Del Toro chimed in via Twitter fairly quickly to affirm Goyer’s account of events. “True. Can’t say much. Maybe two letters “J” and “BB” is that three letters?” he teased, presumably alluding to the characters Jabba the Hutt and BB-8.

Goyer also shared during his recent podcast appearance that he wrote a scriptment for an “Origins of the Jedi movie,” set 25,000 years before the events of the franchise as we currently know it. But that project has likewise gone unproduced. How events coalesced was a bit unfortunate, he suggested, because “dabbling [further] in Star Wars would’ve been fun” for him, even if he was able to dip his toe into the world of the series via the VR project Vader Immortal.

Even if del Toro’s Star Wars pic never came to pass, it seems that the kernel of Goyer’s idea for his ‘Origins’ project has lived on in the form of a forthcoming film to be helmed by James Mangold, which was announced at the Star Wars Celebration in London back in April.
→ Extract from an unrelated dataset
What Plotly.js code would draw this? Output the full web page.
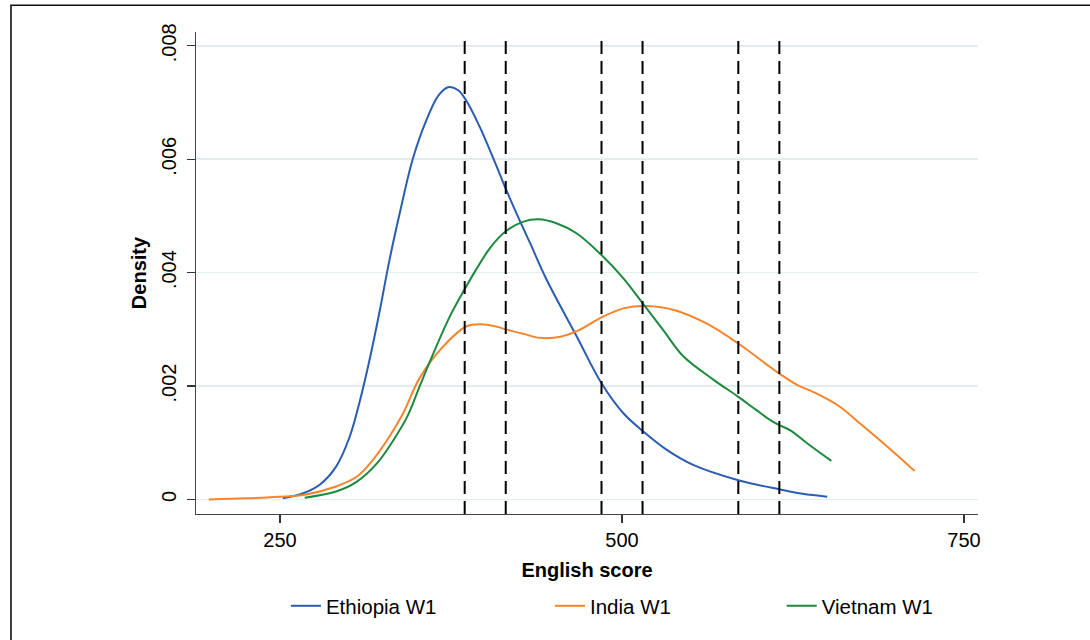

When chatting with i09 two months later, the filmmaker described the project as “kind of the Ten Commandments of the Force” — “a kind of origin story of how the Force came to be known, understood, wielded, and harnessed.” Also coming up for Lucasfilm on the film side of Star Wars are new titles from Dave Filoni and Sharmeen Obaid-Chinoy; Daisy Ridley is set to reprise her role as Rey in the latter.

Most recently expanding the canon of Star Wars films was J.J. Abrams’ Star Wars: The Rise of Skywalker, which came in as the lowest-grossing installment of the sequel trilogy Abrams himself kicked off, when it arrived in theaters in 2019.